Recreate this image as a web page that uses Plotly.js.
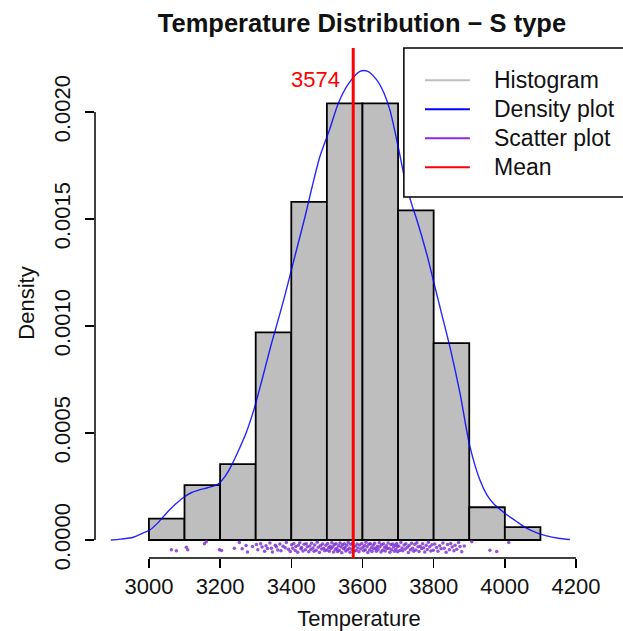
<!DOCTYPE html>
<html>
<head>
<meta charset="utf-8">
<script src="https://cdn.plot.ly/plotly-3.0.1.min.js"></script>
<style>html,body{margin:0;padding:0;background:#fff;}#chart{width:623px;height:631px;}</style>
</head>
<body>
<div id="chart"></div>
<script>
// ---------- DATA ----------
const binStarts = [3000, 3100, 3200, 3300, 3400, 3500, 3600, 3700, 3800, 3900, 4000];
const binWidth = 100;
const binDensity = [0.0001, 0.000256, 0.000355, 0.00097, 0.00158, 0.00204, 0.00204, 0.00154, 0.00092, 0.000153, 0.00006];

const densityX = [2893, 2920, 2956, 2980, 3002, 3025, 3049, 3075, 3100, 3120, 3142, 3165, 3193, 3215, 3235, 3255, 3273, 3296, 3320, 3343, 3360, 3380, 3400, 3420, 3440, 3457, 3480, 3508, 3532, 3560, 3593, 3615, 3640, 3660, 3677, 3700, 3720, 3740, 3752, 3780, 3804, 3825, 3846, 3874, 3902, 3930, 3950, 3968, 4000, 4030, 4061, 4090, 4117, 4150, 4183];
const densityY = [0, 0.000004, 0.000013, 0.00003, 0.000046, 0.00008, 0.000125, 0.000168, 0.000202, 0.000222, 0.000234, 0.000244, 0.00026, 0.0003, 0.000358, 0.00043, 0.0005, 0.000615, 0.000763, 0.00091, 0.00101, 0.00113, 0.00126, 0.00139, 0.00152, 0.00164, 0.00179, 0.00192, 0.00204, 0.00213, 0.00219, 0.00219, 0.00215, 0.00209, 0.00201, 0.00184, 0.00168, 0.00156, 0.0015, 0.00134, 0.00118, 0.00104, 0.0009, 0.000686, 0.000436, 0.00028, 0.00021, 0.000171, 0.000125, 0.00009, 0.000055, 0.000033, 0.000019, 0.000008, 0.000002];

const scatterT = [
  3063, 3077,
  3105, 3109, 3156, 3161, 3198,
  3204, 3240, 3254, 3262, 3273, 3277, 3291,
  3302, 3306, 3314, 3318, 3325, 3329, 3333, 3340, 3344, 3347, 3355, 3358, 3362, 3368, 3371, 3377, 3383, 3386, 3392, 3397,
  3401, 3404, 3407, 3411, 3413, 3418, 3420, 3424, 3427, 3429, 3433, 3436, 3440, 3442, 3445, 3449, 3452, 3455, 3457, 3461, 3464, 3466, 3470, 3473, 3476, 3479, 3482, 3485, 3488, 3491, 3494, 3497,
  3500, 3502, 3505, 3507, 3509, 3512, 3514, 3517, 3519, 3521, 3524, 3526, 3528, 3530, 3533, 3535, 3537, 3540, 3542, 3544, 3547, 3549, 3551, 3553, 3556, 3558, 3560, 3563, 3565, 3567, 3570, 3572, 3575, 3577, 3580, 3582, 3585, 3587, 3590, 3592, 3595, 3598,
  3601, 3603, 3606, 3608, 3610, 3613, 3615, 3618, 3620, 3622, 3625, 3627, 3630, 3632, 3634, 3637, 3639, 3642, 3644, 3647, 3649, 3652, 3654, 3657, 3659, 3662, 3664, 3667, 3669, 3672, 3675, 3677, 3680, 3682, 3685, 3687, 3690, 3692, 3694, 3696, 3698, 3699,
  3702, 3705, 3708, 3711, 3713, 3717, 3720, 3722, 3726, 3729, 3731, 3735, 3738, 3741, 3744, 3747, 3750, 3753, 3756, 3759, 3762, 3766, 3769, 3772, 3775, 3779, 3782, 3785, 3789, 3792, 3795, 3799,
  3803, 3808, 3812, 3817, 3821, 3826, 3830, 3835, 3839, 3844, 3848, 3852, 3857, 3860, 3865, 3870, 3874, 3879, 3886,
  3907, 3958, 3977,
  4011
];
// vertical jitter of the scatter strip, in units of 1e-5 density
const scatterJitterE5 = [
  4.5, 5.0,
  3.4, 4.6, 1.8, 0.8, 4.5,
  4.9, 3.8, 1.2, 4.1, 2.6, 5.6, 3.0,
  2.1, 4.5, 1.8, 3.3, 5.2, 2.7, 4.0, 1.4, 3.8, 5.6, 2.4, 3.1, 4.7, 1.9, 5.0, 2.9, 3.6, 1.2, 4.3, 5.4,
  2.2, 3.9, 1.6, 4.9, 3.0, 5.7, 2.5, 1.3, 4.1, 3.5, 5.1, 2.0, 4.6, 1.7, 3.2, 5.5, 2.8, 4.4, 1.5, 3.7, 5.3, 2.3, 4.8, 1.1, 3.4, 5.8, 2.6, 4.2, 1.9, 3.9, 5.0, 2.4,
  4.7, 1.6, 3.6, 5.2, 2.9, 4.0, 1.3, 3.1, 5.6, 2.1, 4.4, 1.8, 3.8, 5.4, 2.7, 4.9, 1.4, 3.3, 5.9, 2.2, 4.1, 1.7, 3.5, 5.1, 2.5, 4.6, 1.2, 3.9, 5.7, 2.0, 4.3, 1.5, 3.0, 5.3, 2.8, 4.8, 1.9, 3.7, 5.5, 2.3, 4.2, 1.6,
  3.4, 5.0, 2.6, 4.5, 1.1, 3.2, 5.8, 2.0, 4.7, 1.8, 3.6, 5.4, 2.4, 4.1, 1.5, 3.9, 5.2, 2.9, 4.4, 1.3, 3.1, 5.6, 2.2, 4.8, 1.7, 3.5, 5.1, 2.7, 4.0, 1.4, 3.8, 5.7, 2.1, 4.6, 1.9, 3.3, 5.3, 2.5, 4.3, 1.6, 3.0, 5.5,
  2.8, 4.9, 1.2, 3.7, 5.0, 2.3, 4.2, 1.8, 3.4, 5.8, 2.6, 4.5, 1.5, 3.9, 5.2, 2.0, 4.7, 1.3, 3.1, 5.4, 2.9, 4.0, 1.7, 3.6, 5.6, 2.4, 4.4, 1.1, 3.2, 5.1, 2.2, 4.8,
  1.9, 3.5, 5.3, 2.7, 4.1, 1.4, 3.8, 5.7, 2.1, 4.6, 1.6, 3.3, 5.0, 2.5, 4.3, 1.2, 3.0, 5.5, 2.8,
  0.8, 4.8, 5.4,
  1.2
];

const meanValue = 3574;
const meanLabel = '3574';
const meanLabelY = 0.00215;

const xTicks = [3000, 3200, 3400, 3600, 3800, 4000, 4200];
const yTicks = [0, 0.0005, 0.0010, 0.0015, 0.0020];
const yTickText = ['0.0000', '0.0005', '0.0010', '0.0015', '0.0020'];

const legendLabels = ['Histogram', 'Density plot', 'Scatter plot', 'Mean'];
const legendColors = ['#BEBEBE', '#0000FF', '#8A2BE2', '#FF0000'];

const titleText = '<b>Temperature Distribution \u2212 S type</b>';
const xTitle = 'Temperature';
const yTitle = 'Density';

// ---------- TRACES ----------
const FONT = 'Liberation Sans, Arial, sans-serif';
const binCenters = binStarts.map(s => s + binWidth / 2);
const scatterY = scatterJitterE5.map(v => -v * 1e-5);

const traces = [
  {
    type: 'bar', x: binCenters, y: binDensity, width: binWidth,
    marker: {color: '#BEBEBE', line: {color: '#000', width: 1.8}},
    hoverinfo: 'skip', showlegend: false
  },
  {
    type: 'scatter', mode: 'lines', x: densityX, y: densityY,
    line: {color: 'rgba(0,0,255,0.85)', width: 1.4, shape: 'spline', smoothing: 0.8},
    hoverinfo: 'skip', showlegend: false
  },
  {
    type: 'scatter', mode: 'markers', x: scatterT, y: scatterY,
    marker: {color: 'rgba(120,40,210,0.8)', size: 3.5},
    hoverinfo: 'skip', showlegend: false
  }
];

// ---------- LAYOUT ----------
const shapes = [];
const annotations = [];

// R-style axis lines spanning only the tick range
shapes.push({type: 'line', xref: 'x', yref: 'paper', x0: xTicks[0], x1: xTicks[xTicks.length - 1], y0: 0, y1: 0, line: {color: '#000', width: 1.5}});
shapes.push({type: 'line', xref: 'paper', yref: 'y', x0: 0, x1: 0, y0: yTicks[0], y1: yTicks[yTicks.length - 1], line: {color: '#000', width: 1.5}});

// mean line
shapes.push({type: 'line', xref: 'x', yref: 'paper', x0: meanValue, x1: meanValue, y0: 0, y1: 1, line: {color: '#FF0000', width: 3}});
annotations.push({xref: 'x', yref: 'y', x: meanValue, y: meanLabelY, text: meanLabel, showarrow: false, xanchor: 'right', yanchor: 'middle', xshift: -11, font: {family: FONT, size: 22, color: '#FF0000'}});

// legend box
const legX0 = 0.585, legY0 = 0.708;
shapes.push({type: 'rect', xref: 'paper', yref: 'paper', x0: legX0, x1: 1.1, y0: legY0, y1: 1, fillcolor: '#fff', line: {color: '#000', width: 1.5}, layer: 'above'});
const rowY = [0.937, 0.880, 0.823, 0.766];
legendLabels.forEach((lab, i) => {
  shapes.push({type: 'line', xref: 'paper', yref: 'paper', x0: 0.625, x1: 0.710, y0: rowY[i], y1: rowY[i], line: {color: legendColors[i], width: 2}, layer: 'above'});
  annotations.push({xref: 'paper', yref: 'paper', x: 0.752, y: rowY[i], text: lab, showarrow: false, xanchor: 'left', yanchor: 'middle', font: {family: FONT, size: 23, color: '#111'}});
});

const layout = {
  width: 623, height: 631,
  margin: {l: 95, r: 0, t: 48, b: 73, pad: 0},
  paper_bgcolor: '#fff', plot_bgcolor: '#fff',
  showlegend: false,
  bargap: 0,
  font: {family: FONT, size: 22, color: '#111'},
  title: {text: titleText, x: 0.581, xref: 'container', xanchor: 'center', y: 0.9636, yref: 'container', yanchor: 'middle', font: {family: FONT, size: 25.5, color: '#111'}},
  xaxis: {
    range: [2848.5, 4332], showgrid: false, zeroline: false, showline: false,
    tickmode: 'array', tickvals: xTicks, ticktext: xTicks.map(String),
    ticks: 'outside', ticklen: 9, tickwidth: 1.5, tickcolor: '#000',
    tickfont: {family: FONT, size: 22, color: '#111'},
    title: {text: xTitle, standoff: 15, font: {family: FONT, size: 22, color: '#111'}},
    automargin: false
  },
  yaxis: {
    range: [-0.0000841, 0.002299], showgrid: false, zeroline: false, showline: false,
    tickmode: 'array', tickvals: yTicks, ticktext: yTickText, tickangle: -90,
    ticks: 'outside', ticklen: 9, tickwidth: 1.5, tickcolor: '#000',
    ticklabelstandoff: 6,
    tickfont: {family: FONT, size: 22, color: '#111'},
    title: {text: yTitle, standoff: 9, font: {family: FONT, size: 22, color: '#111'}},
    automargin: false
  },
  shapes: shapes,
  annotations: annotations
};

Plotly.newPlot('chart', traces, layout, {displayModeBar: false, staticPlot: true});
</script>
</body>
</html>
◇ ◇ ◇ ◇
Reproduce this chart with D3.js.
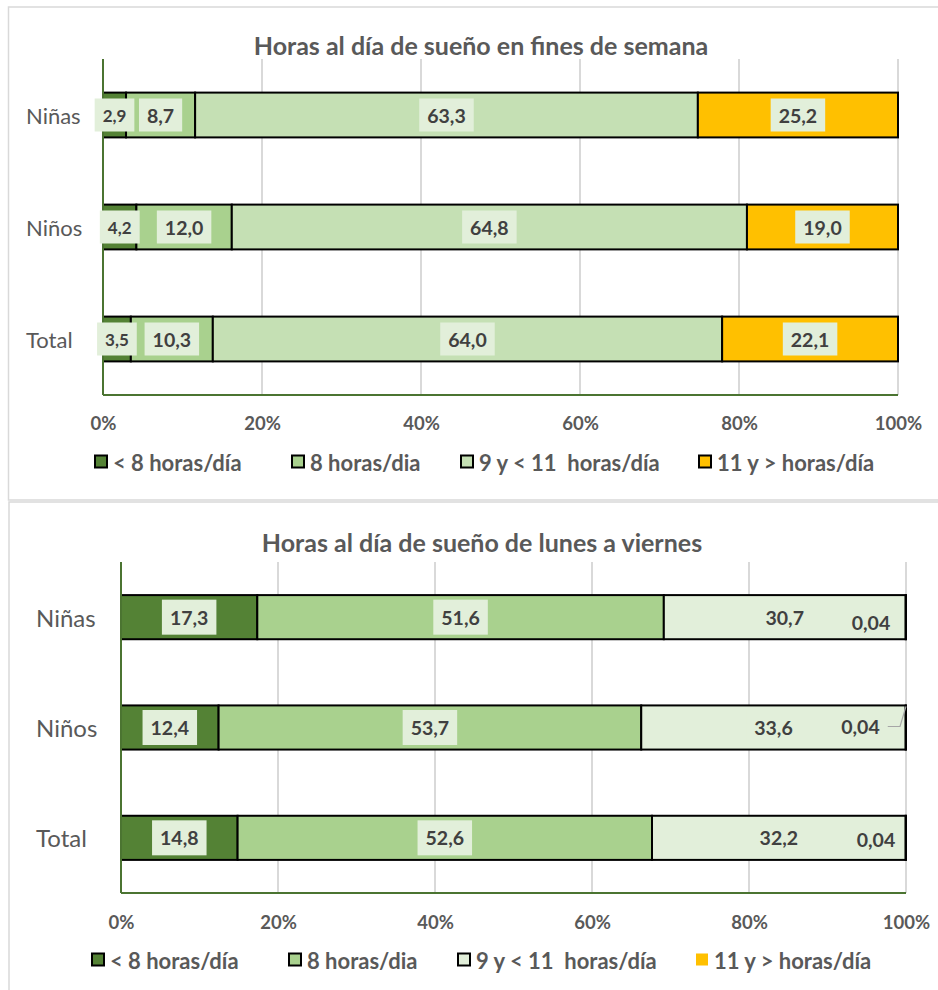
◇ ◇ ◇ ◇
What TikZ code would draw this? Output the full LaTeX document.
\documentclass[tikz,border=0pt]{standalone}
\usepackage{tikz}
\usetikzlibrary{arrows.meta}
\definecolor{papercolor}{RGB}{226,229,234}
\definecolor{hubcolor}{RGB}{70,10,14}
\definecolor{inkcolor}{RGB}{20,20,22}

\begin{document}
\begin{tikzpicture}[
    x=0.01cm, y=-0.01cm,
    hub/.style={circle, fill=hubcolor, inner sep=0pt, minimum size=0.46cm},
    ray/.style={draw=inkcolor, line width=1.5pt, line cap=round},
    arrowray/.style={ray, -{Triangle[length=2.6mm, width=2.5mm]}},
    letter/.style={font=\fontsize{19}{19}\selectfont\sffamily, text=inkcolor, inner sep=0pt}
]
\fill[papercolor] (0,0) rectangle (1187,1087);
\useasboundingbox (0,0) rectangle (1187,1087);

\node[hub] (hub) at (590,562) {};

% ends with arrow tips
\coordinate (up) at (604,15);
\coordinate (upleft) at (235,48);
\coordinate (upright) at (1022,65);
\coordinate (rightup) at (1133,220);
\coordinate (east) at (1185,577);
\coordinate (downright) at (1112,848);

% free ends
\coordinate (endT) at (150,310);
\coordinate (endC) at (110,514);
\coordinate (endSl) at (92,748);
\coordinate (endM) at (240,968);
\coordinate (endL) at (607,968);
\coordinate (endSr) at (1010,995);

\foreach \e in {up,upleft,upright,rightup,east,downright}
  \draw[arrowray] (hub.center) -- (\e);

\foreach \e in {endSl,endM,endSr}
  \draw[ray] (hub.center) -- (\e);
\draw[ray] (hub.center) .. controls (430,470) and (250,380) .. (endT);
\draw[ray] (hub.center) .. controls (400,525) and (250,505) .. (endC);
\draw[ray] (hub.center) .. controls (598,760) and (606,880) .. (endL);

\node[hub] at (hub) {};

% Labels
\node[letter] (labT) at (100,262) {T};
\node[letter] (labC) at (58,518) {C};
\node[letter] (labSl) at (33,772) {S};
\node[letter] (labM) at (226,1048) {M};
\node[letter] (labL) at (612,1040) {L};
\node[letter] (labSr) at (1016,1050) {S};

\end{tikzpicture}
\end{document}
◇ ◇ ◇ ◇
● **Exercise**:
Only the number is wanted: how many lines in the preceding entries hold the string "draw"?

● **Response for this exercise**:
7